_Exercise_
Repeat the listing word for word. No pictures belong in the copy.

_Given data_
---------------

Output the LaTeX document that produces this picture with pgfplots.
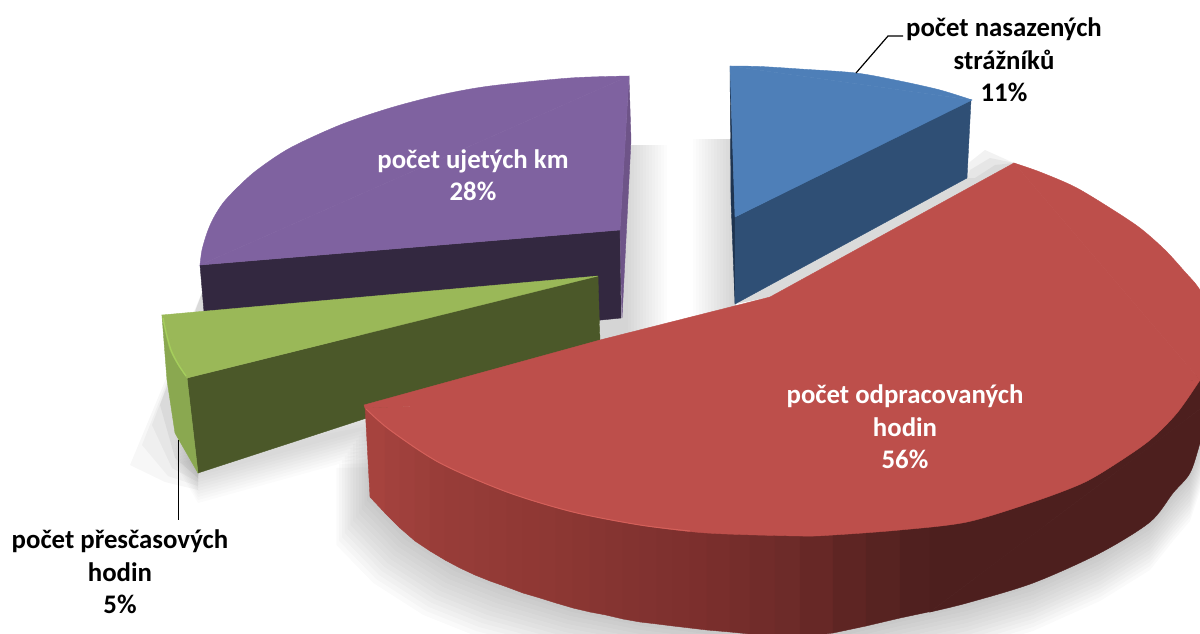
\documentclass[border=0pt]{standalone}
\usepackage{fontspec}
\setmainfont{Carlito}
\usepackage{pgfplots}
\usepackage{pgfplotstable}
\pgfplotsset{compat=1.18}
\definecolor{bluetop}{RGB}{78,127,184}
\definecolor{blueside}{RGB}{47,79,117}
\definecolor{bluerim}{RGB}{30,52,80}
\definecolor{purptop}{RGB}{127,98,160}
\definecolor{purpside}{RGB}{51,40,64}
\definecolor{purprim}{RGB}{110,84,136}
\definecolor{greentop}{RGB}{154,184,88}
\definecolor{greenside}{RGB}{75,88,41}
\definecolor{greenrim}{RGB}{138,168,80}
\definecolor{greenedge}{RGB}{165,207,92}
\definecolor{redtop}{RGB}{189,79,75}
\definecolor{rededge}{RGB}{212,96,90}
\definecolor{reddark}{RGB}{77,31,30}

% outer wall of the big slice: upper edge, then lower edge
\pgfplotstableread{
x y
365 405
385 423
400 435
415 445
430 454
445 462
460 469
475 475
490 482
507 489
523 494
540 499
556 504
573 509
590 513
606 516
623 519
640 522
657 525
673 527
690 529
707 530
730 531
750 532
775 533
800 533
833 532
866 530
900 527
933 523
370 497
385 513
400 528
415 541
430 551
445 560
460 568
475 575
490 581
507 587
523 593
540 598
556 603
573 608
590 612
606 615
623 619
640 622
657 624
673 626
690 628
707 630
730 632
750 634
775 636
800 637
833 633
866 626
900 618
933 611
}\redwall

% dx marks the points whose shadow also falls to the left
\pgfplotstableread{
x y dx
370 497 1
407 535 1
457 567 1
507 587 1
573 608 0.5
640 622 0
707 630 0
760 636 0
800 637 0
850 630 0
900 618 0
967 603 0
1033 583 0
1100 553 0
1150 522 0
1173 493 0
1190 473 0
1200 443 0
1200 400 0
370 420 1
}\redshadow

\pgfplotstableread{
x y
198 473
400 417
400 390
175 433
}\greenshadow

\newcommand\poly[2]{\addplot[draw=#1,line width=0.4pt,fill=#1] coordinates {#2} -- cycle;}
\newcommand\arcfill[2]{\addplot[smooth,draw=#1,line width=0.4pt,fill=#1] coordinates {#2} -- cycle;}

\begin{document}
\begin{tikzpicture}
\begin{axis}[
  name=ax,
  width=1200pt,height=633pt,scale only axis,
  xmin=0,xmax=1200,ymin=0,ymax=633,
  y dir=reverse,
  hide axis,
  clip=true,
  colormap={redwall}{rgb255(365)=(168,68,63) rgb255(440)=(152,61,57) rgb255(540)=(143,56,52)
    rgb255(640)=(130,50,48) rgb255(700)=(124,47,45) rgb255(800)=(107,42,40)
    rgb255(850)=(94,37,35) rgb255(933)=(77,31,30)},
  point meta min=365,point meta max=933,
]
% floor shadows
\pgfplotsinvokeforeach{628,631,634,637,640,643,646,649,652,655,658,661,664,667}{
  \addplot[draw=none,fill=black,fill opacity=0.012] coordinates {(600,145) (#1,145) (#1,345) (600,345)};
}
\addplot[draw=none,fill=black,fill opacity=0.03] coordinates {(205,285) (130,465) (165,482) (198,490)};
\addplot[draw=none,fill=black,fill opacity=0.03] coordinates {(205,285) (142,445) (168,476) (198,486)};
\addplot[draw=none,fill=black,fill opacity=0.04] coordinates {(205,285) (152,425) (172,468) (198,482)};
\addplot[draw=none,fill=black,fill opacity=0.05] coordinates {(205,285) (160,405) (175,458) (198,478)};
\pgfplotsinvokeforeach{3,6,9,12,15,18,21,24,27,30}{
  \addplot[draw=none,fill=black,fill opacity=0.016] table[x=x,y expr=\thisrow{y}+#1]{\greenshadow};
}
\pgfplotsinvokeforeach{693,696,699,702,705,708,711,714,717,720,723,726,729,732}{
  \addplot[draw=none,fill=black,fill opacity=0.012] coordinates {(#1,139) (736,139) (736,335) (#1,335)};
}
\addplot[draw=none,fill=black,fill opacity=0.05] coordinates {(735,304) (967,178) (966,165) (985,150) (1014,163) (770,297)};
\addplot[draw=none,fill=black,fill opacity=0.05] coordinates {(735,304) (967,178) (970,170) (990,158) (1014,163) (770,297)};
\addplot[draw=none,fill=black,fill opacity=0.05] coordinates {(735,304) (967,178) (975,178) (995,165) (1014,163) (770,297)};

% purple slice
\poly{purpside}{(200,265) (620,230) (621,318) (400,340) (204,312)}
\poly{purprim}{(629,76) (631,140) (622,318) (620,230)}
\arcfill{purptop}{(629,76) (570,78) (490,86) (440,95) (390,108) (340,125) (290,148) (257,170) (238,187) (223,203) (213,219) (207,233) (202,250) (200,265)}
\poly{purptop}{(629,76) (200,265) (620,230)}

% green slice
\poly{greenside}{(187,378) (598,276) (600,342) (198,473)}
\poly{greenrim}{(162,316) (187,378) (198,473) (175,433) (167,380)}
\arcfill{greentop}{(162,315) (165,330) (170,350) (178,365) (187,378)}
\poly{greentop}{(162,315) (598,276) (187,378)}
\addplot[smooth,color=greenedge,line width=1.3pt] coordinates {(163,318) (166,332) (171,350) (178,364) (186,376)};

% blue slice
\poly{bluerim}{(730,66) (735,217) (735,304) (731,200)}
\poly{blueside}{(735,217) (971,100) (967,178) (735,304)}
\arcfill{bluetop}{(730,66) (760,66.5) (800,69) (856,73) (900,81) (940,90) (972,100)}
\poly{bluetop}{(730,66) (972,100) (735,217)}

% red slice
\pgfplotsinvokeforeach{4,8,12,16,20,24,28,32,36,40,44,48}{
  \addplot[draw=none,fill=black,fill opacity=0.018] table[x expr=\thisrow{x}-#1*0.7*\thisrow{dx},y expr=\thisrow{y}+#1]{\redshadow};
}
\addplot[surf,shader=flat mean,mesh/rows=2,point meta=x] table[x=x,y=y]{\redwall};
\arcfill{reddark}{(930,612) (967,603) (1033,583) (1100,553) (1150,522) (1173,493) (1190,473) (1200,443) (1212,400)}
\poly{reddark}{(930,515) (1133,445) (1200,370) (1212,400) (930,612)}
\arcfill{redtop}{(1014,163) (1040,172) (1075,187) (1110,208) (1140,228) (1165,250) (1185,272) (1200,290) (1222,330) (1222,350) (1200,380)}
\arcfill{redtop}{(1200,380) (1177,413) (1150,440) (1117,463) (1083,483) (1033,502) (967,522) (900,530) (833,535) (800,536) (707,533) (640,525) (573,512) (507,492) (440,463) (390,430) (365,408)}
\poly{redtop}{(1014,163) (1200,380) (365,408) (364,405) (600,340) (770,297)}
\poly{redtop}{(410,395) (1190,365) (1190,395) (410,425)}
\addplot[smooth,color=rededge,line width=1pt] coordinates {(366,409) (390,430) (440,463) (507,492) (573,512) (640,525) (690,531)};

% leader lines
\addplot[color=black,line width=1.2pt] coordinates {(856,73) (888,36) (903,36)};
\addplot[color=black,line width=1.2pt] coordinates {(178.5,440) (178.5,520)};

% labels
\begin{scope}[every node/.style={align=center,font=\fontsize{26.8}{32.4}\selectfont\bfseries}]
\node[black] at (axis cs:1004,60) {počet nasazených\\strážníků\\11\%};
\node[white] at (axis cs:473,175) {počet ujetých km\\28\%};
\node[white] at (axis cs:905,427) {počet odpracovaných\\hodin\\56\%};
\node[black] at (axis cs:120,572) {počet přesčasových\\hodin\\5\%};
\end{scope}
\end{axis}
\pgfresetboundingbox
\path (ax.south west) rectangle (ax.north east);
\end{tikzpicture}
\end{document}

---------------

_Final answer_
Output the LaTeX document that produces this picture with pgfplots.
\documentclass[border=0pt]{standalone}
\usepackage{fontspec}
\setmainfont{Carlito}
\usepackage{pgfplots}
\usepackage{pgfplotstable}
\pgfplotsset{compat=1.18}
\definecolor{bluetop}{RGB}{78,127,184}
\definecolor{blueside}{RGB}{47,79,117}
\definecolor{bluerim}{RGB}{30,52,80}
\definecolor{purptop}{RGB}{127,98,160}
\definecolor{purpside}{RGB}{51,40,64}
\definecolor{purprim}{RGB}{110,84,136}
\definecolor{greentop}{RGB}{154,184,88}
\definecolor{greenside}{RGB}{75,88,41}
\definecolor{greenrim}{RGB}{138,168,80}
\definecolor{greenedge}{RGB}{165,207,92}
\definecolor{redtop}{RGB}{189,79,75}
\definecolor{rededge}{RGB}{212,96,90}
\definecolor{reddark}{RGB}{77,31,30}

% outer wall of the big slice: upper edge, then lower edge
\pgfplotstableread{
x y
365 405
385 423
400 435
415 445
430 454
445 462
460 469
475 475
490 482
507 489
523 494
540 499
556 504
573 509
590 513
606 516
623 519
640 522
657 525
673 527
690 529
707 530
730 531
750 532
775 533
800 533
833 532
866 530
900 527
933 523
370 497
385 513
400 528
415 541
430 551
445 560
460 568
475 575
490 581
507 587
523 593
540 598
556 603
573 608
590 612
606 615
623 619
640 622
657 624
673 626
690 628
707 630
730 632
750 634
775 636
800 637
833 633
866 626
900 618
933 611
}\redwall

% dx marks the points whose shadow also falls to the left
\pgfplotstableread{
x y dx
370 497 1
407 535 1
457 567 1
507 587 1
573 608 0.5
640 622 0
707 630 0
760 636 0
800 637 0
850 630 0
900 618 0
967 603 0
1033 583 0
1100 553 0
1150 522 0
1173 493 0
1190 473 0
1200 443 0
1200 400 0
370 420 1
}\redshadow

\pgfplotstableread{
x y
198 473
400 417
400 390
175 433
}\greenshadow

\newcommand\poly[2]{\addplot[draw=#1,line width=0.4pt,fill=#1] coordinates {#2} -- cycle;}
\newcommand\arcfill[2]{\addplot[smooth,draw=#1,line width=0.4pt,fill=#1] coordinates {#2} -- cycle;}

\begin{document}
\begin{tikzpicture}
\begin{axis}[
  name=ax,
  width=1200pt,height=633pt,scale only axis,
  xmin=0,xmax=1200,ymin=0,ymax=633,
  y dir=reverse,
  hide axis,
  clip=true,
  colormap={redwall}{rgb255(365)=(168,68,63) rgb255(440)=(152,61,57) rgb255(540)=(143,56,52)
    rgb255(640)=(130,50,48) rgb255(700)=(124,47,45) rgb255(800)=(107,42,40)
    rgb255(850)=(94,37,35) rgb255(933)=(77,31,30)},
  point meta min=365,point meta max=933,
]
% floor shadows
\pgfplotsinvokeforeach{628,631,634,637,640,643,646,649,652,655,658,661,664,667}{
  \addplot[draw=none,fill=black,fill opacity=0.012] coordinates {(600,145) (#1,145) (#1,345) (600,345)};
}
\addplot[draw=none,fill=black,fill opacity=0.03] coordinates {(205,285) (130,465) (165,482) (198,490)};
\addplot[draw=none,fill=black,fill opacity=0.03] coordinates {(205,285) (142,445) (168,476) (198,486)};
\addplot[draw=none,fill=black,fill opacity=0.04] coordinates {(205,285) (152,425) (172,468) (198,482)};
\addplot[draw=none,fill=black,fill opacity=0.05] coordinates {(205,285) (160,405) (175,458) (198,478)};
\pgfplotsinvokeforeach{3,6,9,12,15,18,21,24,27,30}{
  \addplot[draw=none,fill=black,fill opacity=0.016] table[x=x,y expr=\thisrow{y}+#1]{\greenshadow};
}
\pgfplotsinvokeforeach{693,696,699,702,705,708,711,714,717,720,723,726,729,732}{
  \addplot[draw=none,fill=black,fill opacity=0.012] coordinates {(#1,139) (736,139) (736,335) (#1,335)};
}
\addplot[draw=none,fill=black,fill opacity=0.05] coordinates {(735,304) (967,178) (966,165) (985,150) (1014,163) (770,297)};
\addplot[draw=none,fill=black,fill opacity=0.05] coordinates {(735,304) (967,178) (970,170) (990,158) (1014,163) (770,297)};
\addplot[draw=none,fill=black,fill opacity=0.05] coordinates {(735,304) (967,178) (975,178) (995,165) (1014,163) (770,297)};

% purple slice
\poly{purpside}{(200,265) (620,230) (621,318) (400,340) (204,312)}
\poly{purprim}{(629,76) (631,140) (622,318) (620,230)}
\arcfill{purptop}{(629,76) (570,78) (490,86) (440,95) (390,108) (340,125) (290,148) (257,170) (238,187) (223,203) (213,219) (207,233) (202,250) (200,265)}
\poly{purptop}{(629,76) (200,265) (620,230)}

% green slice
\poly{greenside}{(187,378) (598,276) (600,342) (198,473)}
\poly{greenrim}{(162,316) (187,378) (198,473) (175,433) (167,380)}
\arcfill{greentop}{(162,315) (165,330) (170,350) (178,365) (187,378)}
\poly{greentop}{(162,315) (598,276) (187,378)}
\addplot[smooth,color=greenedge,line width=1.3pt] coordinates {(163,318) (166,332) (171,350) (178,364) (186,376)};

% blue slice
\poly{bluerim}{(730,66) (735,217) (735,304) (731,200)}
\poly{blueside}{(735,217) (971,100) (967,178) (735,304)}
\arcfill{bluetop}{(730,66) (760,66.5) (800,69) (856,73) (900,81) (940,90) (972,100)}
\poly{bluetop}{(730,66) (972,100) (735,217)}

% red slice
\pgfplotsinvokeforeach{4,8,12,16,20,24,28,32,36,40,44,48}{
  \addplot[draw=none,fill=black,fill opacity=0.018] table[x expr=\thisrow{x}-#1*0.7*\thisrow{dx},y expr=\thisrow{y}+#1]{\redshadow};
}
\addplot[surf,shader=flat mean,mesh/rows=2,point meta=x] table[x=x,y=y]{\redwall};
\arcfill{reddark}{(930,612) (967,603) (1033,583) (1100,553) (1150,522) (1173,493) (1190,473) (1200,443) (1212,400)}
\poly{reddark}{(930,515) (1133,445) (1200,370) (1212,400) (930,612)}
\arcfill{redtop}{(1014,163) (1040,172) (1075,187) (1110,208) (1140,228) (1165,250) (1185,272) (1200,290) (1222,330) (1222,350) (1200,380)}
\arcfill{redtop}{(1200,380) (1177,413) (1150,440) (1117,463) (1083,483) (1033,502) (967,522) (900,530) (833,535) (800,536) (707,533) (640,525) (573,512) (507,492) (440,463) (390,430) (365,408)}
\poly{redtop}{(1014,163) (1200,380) (365,408) (364,405) (600,340) (770,297)}
\poly{redtop}{(410,395) (1190,365) (1190,395) (410,425)}
\addplot[smooth,color=rededge,line width=1pt] coordinates {(366,409) (390,430) (440,463) (507,492) (573,512) (640,525) (690,531)};

% leader lines
\addplot[color=black,line width=1.2pt] coordinates {(856,73) (888,36) (903,36)};
\addplot[color=black,line width=1.2pt] coordinates {(178.5,440) (178.5,520)};

% labels
\begin{scope}[every node/.style={align=center,font=\fontsize{26.8}{32.4}\selectfont\bfseries}]
\node[black] at (axis cs:1004,60) {počet nasazených\\strážníků\\11\%};
\node[white] at (axis cs:473,175) {počet ujetých km\\28\%};
\node[white] at (axis cs:905,427) {počet odpracovaných\\hodin\\56\%};
\node[black] at (axis cs:120,572) {počet přesčasových\\hodin\\5\%};
\end{scope}
\end{axis}
\pgfresetboundingbox
\path (ax.south west) rectangle (ax.north east);
\end{tikzpicture}
\end{document}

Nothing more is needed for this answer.